DIRECTION — Gather every line that includes the word "script", please.
** start MATERIAL SHOWN **
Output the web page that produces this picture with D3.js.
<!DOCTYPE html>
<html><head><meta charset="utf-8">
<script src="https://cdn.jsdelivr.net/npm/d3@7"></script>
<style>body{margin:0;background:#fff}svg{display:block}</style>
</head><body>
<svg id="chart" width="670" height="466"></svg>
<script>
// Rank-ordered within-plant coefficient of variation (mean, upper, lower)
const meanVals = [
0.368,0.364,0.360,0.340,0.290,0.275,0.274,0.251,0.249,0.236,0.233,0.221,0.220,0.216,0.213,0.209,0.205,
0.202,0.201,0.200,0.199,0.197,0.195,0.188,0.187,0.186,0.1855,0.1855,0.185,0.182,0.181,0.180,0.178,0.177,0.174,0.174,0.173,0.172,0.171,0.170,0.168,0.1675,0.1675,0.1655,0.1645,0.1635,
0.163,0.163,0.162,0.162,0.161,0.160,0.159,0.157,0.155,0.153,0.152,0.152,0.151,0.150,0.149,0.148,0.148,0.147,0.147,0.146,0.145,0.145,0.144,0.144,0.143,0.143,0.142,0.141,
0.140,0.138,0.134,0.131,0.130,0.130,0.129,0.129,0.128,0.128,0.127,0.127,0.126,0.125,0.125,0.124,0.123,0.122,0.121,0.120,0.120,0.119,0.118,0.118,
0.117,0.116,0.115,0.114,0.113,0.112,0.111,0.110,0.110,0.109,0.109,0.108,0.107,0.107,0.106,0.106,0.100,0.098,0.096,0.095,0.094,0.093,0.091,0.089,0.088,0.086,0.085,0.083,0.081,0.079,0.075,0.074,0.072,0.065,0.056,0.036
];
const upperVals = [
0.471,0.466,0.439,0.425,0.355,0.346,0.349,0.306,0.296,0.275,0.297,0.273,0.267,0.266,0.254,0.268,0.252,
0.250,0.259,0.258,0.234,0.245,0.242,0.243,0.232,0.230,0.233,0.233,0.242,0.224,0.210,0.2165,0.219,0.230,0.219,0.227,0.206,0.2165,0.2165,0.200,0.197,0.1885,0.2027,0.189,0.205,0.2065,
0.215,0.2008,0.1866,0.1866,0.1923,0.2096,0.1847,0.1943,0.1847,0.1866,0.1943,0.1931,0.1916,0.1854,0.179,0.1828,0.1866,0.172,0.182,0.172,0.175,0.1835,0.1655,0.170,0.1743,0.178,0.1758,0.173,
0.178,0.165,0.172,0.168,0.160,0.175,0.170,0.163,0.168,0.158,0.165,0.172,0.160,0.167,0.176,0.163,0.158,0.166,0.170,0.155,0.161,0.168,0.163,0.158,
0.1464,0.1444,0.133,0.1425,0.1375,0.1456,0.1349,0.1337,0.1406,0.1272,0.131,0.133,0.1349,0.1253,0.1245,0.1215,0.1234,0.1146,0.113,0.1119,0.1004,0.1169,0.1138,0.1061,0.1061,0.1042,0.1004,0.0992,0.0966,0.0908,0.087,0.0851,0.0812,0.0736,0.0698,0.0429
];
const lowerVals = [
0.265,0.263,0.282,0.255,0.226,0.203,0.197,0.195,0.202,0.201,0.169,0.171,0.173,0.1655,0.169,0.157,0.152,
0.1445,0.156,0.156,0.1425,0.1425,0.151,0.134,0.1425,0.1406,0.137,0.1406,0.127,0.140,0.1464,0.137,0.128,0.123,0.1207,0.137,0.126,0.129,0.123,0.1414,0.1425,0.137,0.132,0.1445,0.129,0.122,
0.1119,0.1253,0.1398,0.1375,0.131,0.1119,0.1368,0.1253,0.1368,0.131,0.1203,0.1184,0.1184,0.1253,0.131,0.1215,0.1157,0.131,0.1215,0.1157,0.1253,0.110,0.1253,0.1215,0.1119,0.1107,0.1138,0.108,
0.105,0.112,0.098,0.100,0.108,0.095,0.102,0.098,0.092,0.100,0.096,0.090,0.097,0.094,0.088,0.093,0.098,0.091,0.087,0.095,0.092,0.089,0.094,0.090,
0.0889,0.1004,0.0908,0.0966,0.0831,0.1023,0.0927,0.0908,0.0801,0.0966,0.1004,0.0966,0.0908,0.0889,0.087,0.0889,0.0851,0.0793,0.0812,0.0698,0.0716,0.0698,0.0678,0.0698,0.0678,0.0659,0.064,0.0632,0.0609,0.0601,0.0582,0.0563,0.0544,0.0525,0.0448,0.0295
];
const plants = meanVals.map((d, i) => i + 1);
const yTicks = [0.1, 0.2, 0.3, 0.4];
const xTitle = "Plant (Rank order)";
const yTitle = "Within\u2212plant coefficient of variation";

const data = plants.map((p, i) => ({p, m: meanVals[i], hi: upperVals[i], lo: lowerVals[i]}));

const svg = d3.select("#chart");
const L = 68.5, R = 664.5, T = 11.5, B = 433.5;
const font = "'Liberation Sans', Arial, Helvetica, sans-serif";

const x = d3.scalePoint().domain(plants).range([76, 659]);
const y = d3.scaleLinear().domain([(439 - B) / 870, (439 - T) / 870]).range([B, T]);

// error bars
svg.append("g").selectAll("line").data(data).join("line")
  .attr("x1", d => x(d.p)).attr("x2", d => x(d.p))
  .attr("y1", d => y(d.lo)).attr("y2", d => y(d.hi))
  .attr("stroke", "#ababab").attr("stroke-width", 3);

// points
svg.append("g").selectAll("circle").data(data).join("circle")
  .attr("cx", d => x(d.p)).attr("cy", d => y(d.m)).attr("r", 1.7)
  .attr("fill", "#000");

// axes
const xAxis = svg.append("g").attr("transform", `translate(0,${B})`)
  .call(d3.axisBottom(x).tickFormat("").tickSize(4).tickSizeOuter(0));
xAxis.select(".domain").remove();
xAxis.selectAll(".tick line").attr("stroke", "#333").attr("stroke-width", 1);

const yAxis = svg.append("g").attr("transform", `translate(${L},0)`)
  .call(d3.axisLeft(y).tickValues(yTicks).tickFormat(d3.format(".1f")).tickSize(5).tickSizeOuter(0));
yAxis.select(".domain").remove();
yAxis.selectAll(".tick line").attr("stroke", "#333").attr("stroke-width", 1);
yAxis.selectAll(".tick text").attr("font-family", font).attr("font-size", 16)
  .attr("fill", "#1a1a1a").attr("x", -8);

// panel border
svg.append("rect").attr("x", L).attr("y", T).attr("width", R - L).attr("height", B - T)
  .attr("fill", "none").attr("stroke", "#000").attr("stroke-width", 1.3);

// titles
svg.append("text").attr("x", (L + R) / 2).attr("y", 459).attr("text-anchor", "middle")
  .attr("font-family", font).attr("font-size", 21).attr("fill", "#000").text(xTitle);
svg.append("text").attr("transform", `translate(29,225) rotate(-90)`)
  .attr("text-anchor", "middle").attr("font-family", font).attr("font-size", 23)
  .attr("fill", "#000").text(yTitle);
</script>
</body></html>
** end MATERIAL SHOWN **
** start MATERIAL SHOWN **
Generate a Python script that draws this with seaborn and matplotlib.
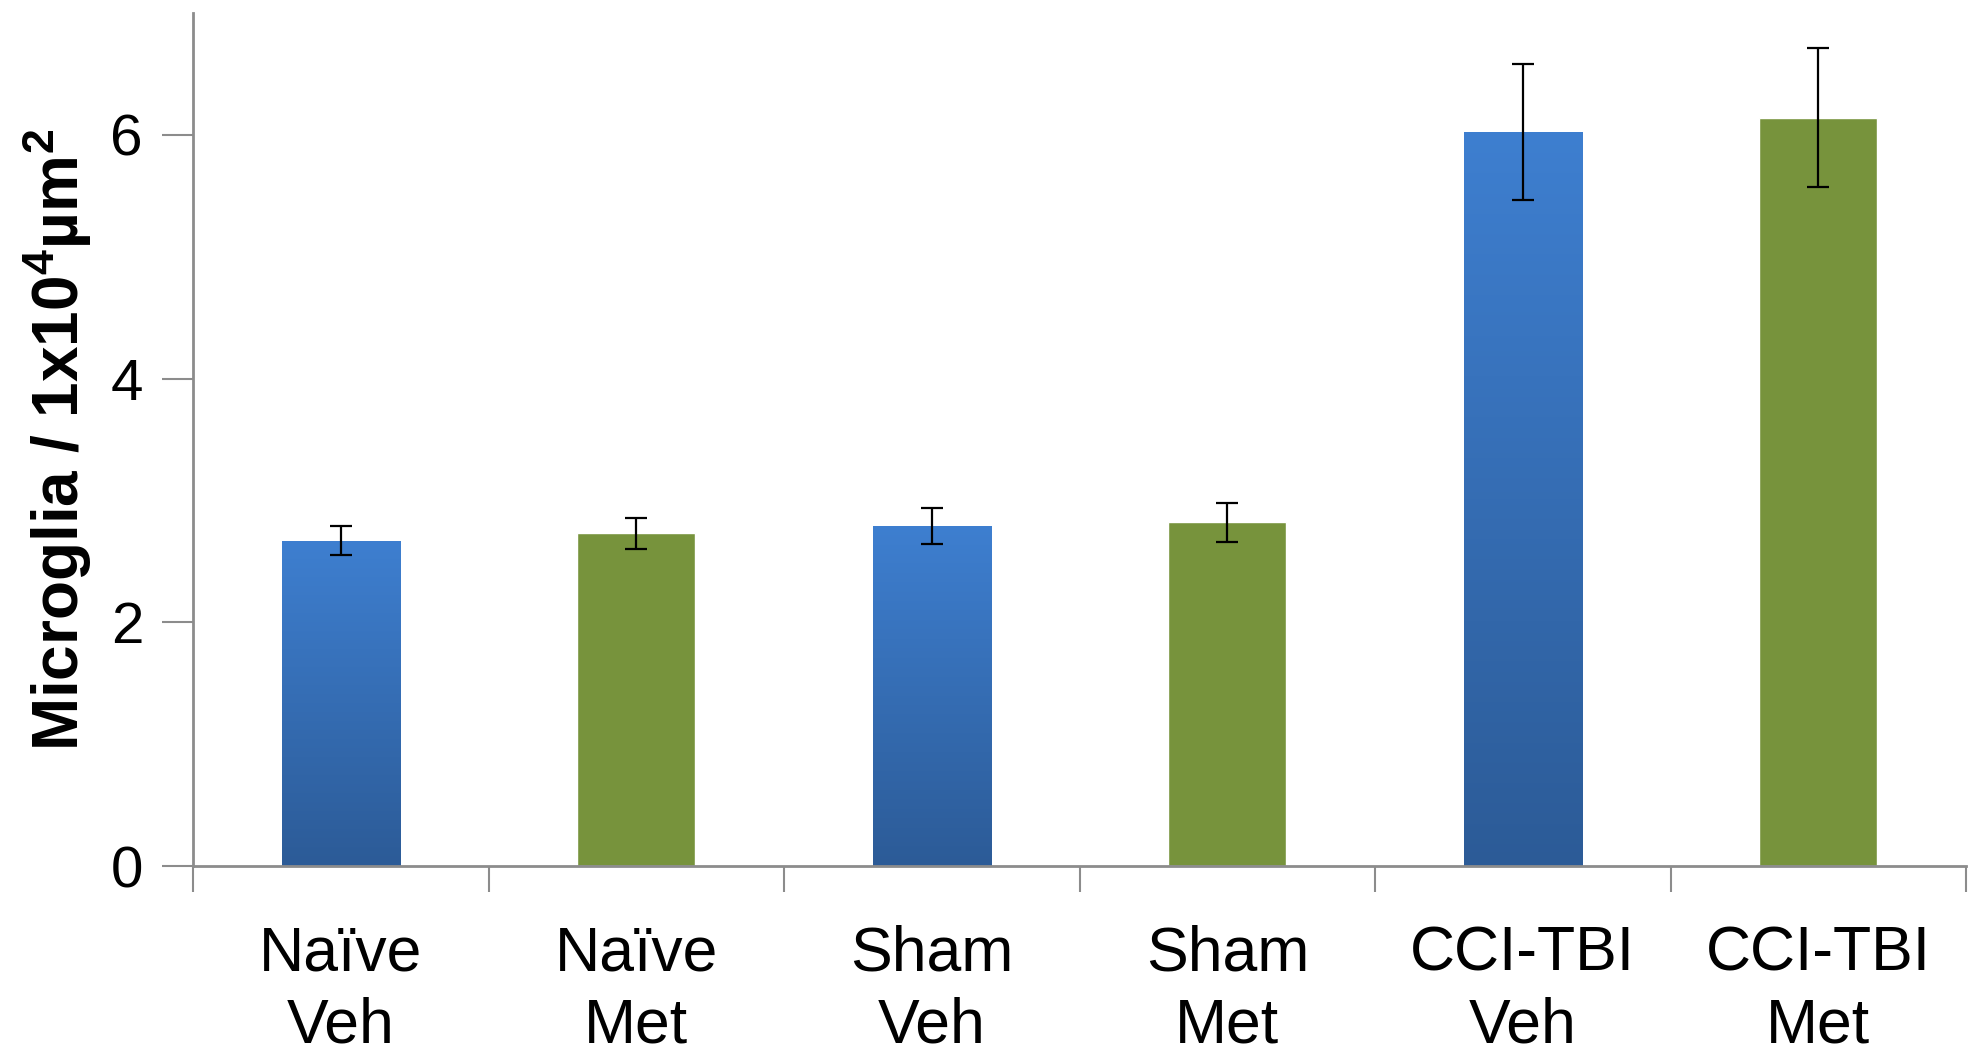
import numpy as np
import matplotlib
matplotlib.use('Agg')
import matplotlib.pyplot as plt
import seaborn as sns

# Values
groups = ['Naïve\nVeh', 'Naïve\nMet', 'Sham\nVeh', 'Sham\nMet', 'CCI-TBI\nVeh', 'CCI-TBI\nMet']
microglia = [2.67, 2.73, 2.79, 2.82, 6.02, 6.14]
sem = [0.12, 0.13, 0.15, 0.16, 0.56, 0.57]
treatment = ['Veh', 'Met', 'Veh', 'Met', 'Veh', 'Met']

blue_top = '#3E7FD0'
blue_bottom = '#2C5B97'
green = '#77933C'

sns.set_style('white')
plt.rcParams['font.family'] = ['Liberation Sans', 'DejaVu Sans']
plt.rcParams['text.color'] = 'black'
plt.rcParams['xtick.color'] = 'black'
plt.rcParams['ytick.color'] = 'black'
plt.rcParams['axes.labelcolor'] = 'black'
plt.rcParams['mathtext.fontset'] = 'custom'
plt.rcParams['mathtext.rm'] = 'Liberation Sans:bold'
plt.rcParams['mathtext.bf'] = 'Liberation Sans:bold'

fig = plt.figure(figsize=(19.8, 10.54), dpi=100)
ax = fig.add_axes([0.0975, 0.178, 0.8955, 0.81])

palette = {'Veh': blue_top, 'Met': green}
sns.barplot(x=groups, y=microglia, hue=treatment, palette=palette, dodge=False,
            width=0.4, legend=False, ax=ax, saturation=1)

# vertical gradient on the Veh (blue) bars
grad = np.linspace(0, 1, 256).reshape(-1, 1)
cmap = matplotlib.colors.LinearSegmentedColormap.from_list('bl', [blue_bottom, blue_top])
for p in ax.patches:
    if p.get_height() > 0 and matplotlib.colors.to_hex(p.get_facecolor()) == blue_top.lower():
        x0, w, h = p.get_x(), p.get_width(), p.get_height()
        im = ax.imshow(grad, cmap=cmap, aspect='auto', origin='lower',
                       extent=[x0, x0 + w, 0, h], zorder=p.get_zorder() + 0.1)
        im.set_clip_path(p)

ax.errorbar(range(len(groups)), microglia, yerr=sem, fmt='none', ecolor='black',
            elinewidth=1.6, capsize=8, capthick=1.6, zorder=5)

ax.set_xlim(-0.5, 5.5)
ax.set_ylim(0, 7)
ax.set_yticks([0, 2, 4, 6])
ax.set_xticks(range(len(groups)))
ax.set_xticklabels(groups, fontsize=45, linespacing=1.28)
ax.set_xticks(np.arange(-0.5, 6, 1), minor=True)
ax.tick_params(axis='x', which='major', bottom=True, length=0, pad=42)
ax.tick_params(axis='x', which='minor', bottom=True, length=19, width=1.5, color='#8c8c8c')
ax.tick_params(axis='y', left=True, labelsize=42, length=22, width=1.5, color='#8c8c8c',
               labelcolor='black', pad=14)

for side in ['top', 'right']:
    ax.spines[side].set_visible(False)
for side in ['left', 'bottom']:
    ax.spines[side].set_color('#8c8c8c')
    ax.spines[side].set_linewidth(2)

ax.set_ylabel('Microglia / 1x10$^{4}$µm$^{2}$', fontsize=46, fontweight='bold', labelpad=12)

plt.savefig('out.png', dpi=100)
** end MATERIAL SHOWN **
WORKED ANSWER —
<script src="https://cdn.jsdelivr.net/npm/d3@7"></script>
<script>
</script>
Generate a Python script that draws this with seaborn and matplotlib.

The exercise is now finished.